Your Excellency the Ambassador,
Most Reverend brother hierarchs,
Distinguished friends,
It is with great joy that we share this meal with you and express our heartfelt gratitude, both for the honor of this rich banquet and for the warm sentiments of your personal presence.
As you know, we have arrived here following a week-long sea-borne symposium, the fourth international and inter-religious symposium on religion, science, and the environment, whose theme this year concerned the Adriatic, a sea at risk and in need of preservation. The next sea-borne symposium will take place the following year, much closer to this country, on the Baltic Sea.
Beyond the technological and scientific dimensions, our symposium widely discussed the ideological perspective of an appropriate environmental ethic. In brief and in summary, we may say that there exist two tendencies. The first of these tendencies demotes humanity and equates it with all other beings in our ecosystem, regarding human survival as equivalent to the survival of any other life-form. The second accepts the superiority of humanity over the rest of creation and regards it as a responsible steward looking to preserve creation for the sake of future generations.
Naturally, the second tendency is more correct than the first. This is the tendency that we accept as Christians. However, it is a tendency that conflicts with the harsh reality, according to which, those who are stronger and who pollute the environment are often either deprived of ecological sensitivity, or else hesitate to assume the cost of protective measures for the environment. This is precisely why we are working to sensitize nations, so that the necessity to assume such measures and to discover ways of meeting such costs may become the common conscience of all.
In our concluding address during the symposium, we emphasized that the essential requirement for every good deed is a sense of sacrifice, without which no good may be gained.

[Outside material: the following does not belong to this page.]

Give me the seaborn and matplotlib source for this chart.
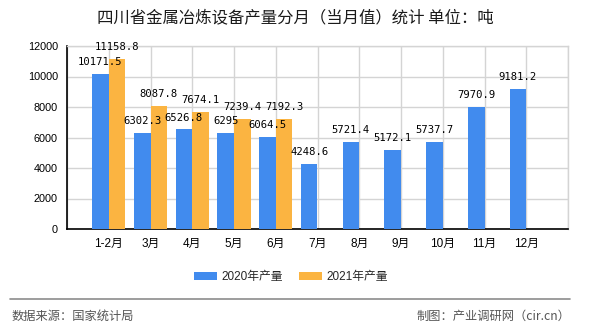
import numpy as np
import pandas as pd
import matplotlib
matplotlib.use("Agg")
import matplotlib.pyplot as plt
import seaborn as sns

# ---- data ----
months = ["1-2月", "3月", "4月", "5月", "6月", "7月", "8月", "9月", "10月", "11月", "12月"]
prod_2020 = [10171.5, 6302.3, 6526.8, 6295, 6064.5, 4248.6, 5721.4, 5172.1, 5737.7, 7970.9, 9181.2]
prod_2021 = [11158.8, 8087.8, 7674.1, 7239.4, 7192.3, np.nan, np.nan, np.nan, np.nan, np.nan, np.nan]
series_names = ["2020年产量", "2021年产量"]
y_ticks = [0, 2000, 4000, 6000, 8000, 10000, 12000]
title = "四川省金属冶炼设备产量分月（当月值）统计 单位：吨"
source_text = "数据来源：国家统计局"
credit_text = "制图：产业调研网（cir.cn）"

colors = ["#418BEE", "#FBB441"]

df = pd.DataFrame({
    "month": months * 2,
    "value": prod_2020 + prod_2021,
    "series": [series_names[0]] * len(months) + [series_names[1]] * len(months),
})

sns.set_theme(style="white")
plt.rcParams["font.family"] = ["Liberation Sans", "Noto Sans CJK SC", "DejaVu Sans"]

fig = plt.figure(figsize=(5.9, 3.3), dpi=100)
ax = fig.add_axes([67 / 590, 1 - 229 / 330, (568 - 67) / 590, (229 - 46) / 330])

sns.barplot(data=df, x="month", y="value", hue="series", order=months,
            hue_order=series_names, palette=colors, width=0.8, ax=ax,
            saturation=1, errorbar=None, zorder=3, linewidth=0, edgecolor="none")

handles, labels = ax.get_legend_handles_labels()
if ax.get_legend() is not None:
    ax.get_legend().remove()

n = len(months)
ax.set_xlim(-1, n)
ax.set_ylim(y_ticks[0], y_ticks[-1])
ax.set_xticks(range(-1, n + 1))
ax.set_xticklabels([""] + months + [""])
ax.set_yticks(y_ticks)
ax.set_yticklabels([str(t) for t in y_ticks])
ax.set_xlabel("")
ax.set_ylabel("")

ax.grid(True, color="#D4D4D4", linewidth=1, zorder=0)
ax.set_axisbelow(True)
for s in ["top", "right"]:
    ax.spines[s].set_color("#D4D4D4")
    ax.spines[s].set_linewidth(1)
for s in ["left", "bottom"]:
    ax.spines[s].set_color("black")
    ax.spines[s].set_linewidth(1.2)

ax.tick_params(axis="both", which="both", direction="out", length=3.5, width=1,
               color="black", labelsize=7.8, labelcolor="black")
ax.tick_params(axis="y", pad=3)
ax.tick_params(axis="x", pad=3)
for lab in ax.get_xticklabels():
    lab.set_fontfamily(["Liberation Sans", "Noto Sans CJK SC"])
    lab.set_fontsize(8.5)

for cont in ax.containers:
    vals = cont.datavalues
    labs = ["" if (v is None or np.isnan(v)) else f"{v:g}" for v in vals]
    ax.bar_label(cont, labels=labs, padding=5, fontsize=7.6,
                 fontfamily="DejaVu Sans Mono", color="black")

fig.text(295 / 590, 1 - 18.5 / 330, title, ha="center", va="center",
         fontsize=11.8, color="#1a1a1a", family=["Noto Sans CJK SC", "DejaVu Sans"])

fig.legend(handles, labels, loc="center", bbox_to_anchor=(291 / 590, 1 - 277 / 330),
           ncol=2, frameon=False, handlelength=1.9, handleheight=0.75,
           handletextpad=0.4, columnspacing=1.4,
           prop={"family": ["Liberation Sans", "Noto Sans CJK SC"], "size": 8.5})

fig.add_artist(plt.Line2D([10 / 590, 570 / 590], [1 - 299 / 330, 1 - 299 / 330],
                          color="#8c8c8c", linewidth=1.2, transform=fig.transFigure))
fig.text(12 / 590, 1 - 316 / 330, source_text, ha="left", va="center",
         fontsize=8.8, color="#555555", family=["Noto Sans CJK SC", "DejaVu Sans"])
fig.text(570 / 590, 1 - 316 / 330, credit_text, ha="right", va="center",
         fontsize=8.8, color="#555555", family=["Noto Sans CJK SC", "DejaVu Sans"])

fig.savefig("out.png", dpi=100)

It is our hope that people will widely appreciate, regarding the natural environment, that which Euripides stated about the human body: “We do not possess this as our own, but we dwell in it during our lifetime.” It is our further hope that we care for the environment with the same degree of concern that we do for our children. And so we raise this cup for the health and welfare of His Excellency, our beloved host, and all our beloved friends. Amen.